* _Work required_
Transcribe every line exactly and omit anything that is a picture.

* _Material_
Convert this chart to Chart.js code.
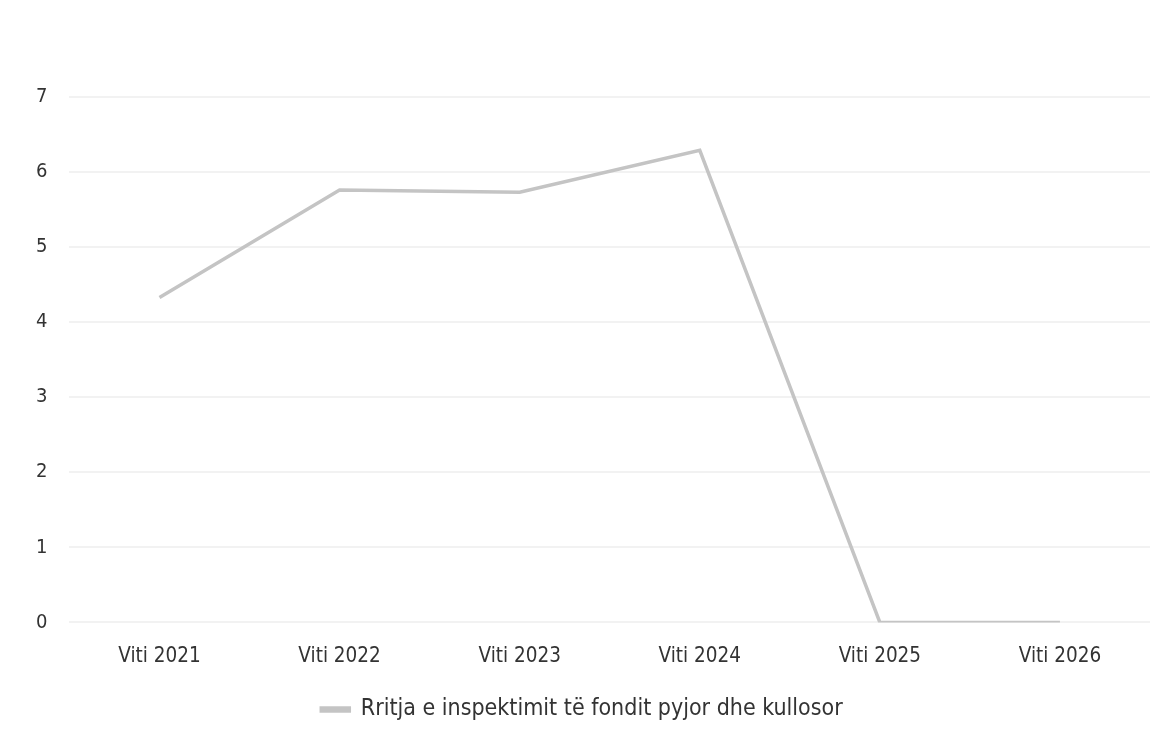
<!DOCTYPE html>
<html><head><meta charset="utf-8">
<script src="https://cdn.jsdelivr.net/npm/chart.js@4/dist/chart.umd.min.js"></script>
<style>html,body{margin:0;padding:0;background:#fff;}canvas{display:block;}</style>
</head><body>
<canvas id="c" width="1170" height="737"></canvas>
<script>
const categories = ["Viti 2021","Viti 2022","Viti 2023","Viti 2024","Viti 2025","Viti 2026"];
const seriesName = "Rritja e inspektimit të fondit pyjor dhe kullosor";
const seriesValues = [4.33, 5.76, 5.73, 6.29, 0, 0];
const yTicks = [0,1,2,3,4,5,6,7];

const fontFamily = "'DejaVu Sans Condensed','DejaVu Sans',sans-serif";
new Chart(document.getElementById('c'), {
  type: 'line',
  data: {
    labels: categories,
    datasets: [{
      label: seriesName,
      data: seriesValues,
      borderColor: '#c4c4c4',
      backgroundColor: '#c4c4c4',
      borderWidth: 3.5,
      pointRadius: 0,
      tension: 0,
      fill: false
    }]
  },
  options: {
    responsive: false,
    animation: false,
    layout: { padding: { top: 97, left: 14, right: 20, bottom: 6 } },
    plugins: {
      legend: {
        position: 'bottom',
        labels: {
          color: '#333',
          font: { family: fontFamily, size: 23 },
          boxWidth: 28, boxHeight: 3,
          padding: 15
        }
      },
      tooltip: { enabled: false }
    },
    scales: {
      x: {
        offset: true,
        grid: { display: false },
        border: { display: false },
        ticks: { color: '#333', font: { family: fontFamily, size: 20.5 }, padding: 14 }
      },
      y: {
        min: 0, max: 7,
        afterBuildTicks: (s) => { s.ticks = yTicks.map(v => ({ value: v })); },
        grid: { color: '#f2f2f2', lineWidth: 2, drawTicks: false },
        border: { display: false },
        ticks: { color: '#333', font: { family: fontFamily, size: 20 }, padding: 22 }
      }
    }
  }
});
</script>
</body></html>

* _Answer for this exercise_
Convert this chart to Chart.js code.
<!DOCTYPE html>
<html><head><meta charset="utf-8">
<script src="https://cdn.jsdelivr.net/npm/chart.js@4/dist/chart.umd.min.js"></script>
<style>html,body{margin:0;padding:0;background:#fff;}canvas{display:block;}</style>
</head><body>
<canvas id="c" width="1170" height="737"></canvas>
<script>
const categories = ["Viti 2021","Viti 2022","Viti 2023","Viti 2024","Viti 2025","Viti 2026"];
const seriesName = "Rritja e inspektimit të fondit pyjor dhe kullosor";
const seriesValues = [4.33, 5.76, 5.73, 6.29, 0, 0];
const yTicks = [0,1,2,3,4,5,6,7];

const fontFamily = "'DejaVu Sans Condensed','DejaVu Sans',sans-serif";
new Chart(document.getElementById('c'), {
  type: 'line',
  data: {
    labels: categories,
    datasets: [{
      label: seriesName,
      data: seriesValues,
      borderColor: '#c4c4c4',
      backgroundColor: '#c4c4c4',
      borderWidth: 3.5,
      pointRadius: 0,
      tension: 0,
      fill: false
    }]
  },
  options: {
    responsive: false,
    animation: false,
    layout: { padding: { top: 97, left: 14, right: 20, bottom: 6 } },
    plugins: {
      legend: {
        position: 'bottom',
        labels: {
          color: '#333',
          font: { family: fontFamily, size: 23 },
          boxWidth: 28, boxHeight: 3,
          padding: 15
        }
      },
      tooltip: { enabled: false }
    },
    scales: {
      x: {
        offset: true,
        grid: { display: false },
        border: { display: false },
        ticks: { color: '#333', font: { family: fontFamily, size: 20.5 }, padding: 14 }
      },
      y: {
        min: 0, max: 7,
        afterBuildTicks: (s) => { s.ticks = yTicks.map(v => ({ value: v })); },
        grid: { color: '#f2f2f2', lineWidth: 2, drawTicks: false },
        border: { display: false },
        ticks: { color: '#333', font: { family: fontFamily, size: 20 }, padding: 22 }
      }
    }
  }
});
</script>
</body></html>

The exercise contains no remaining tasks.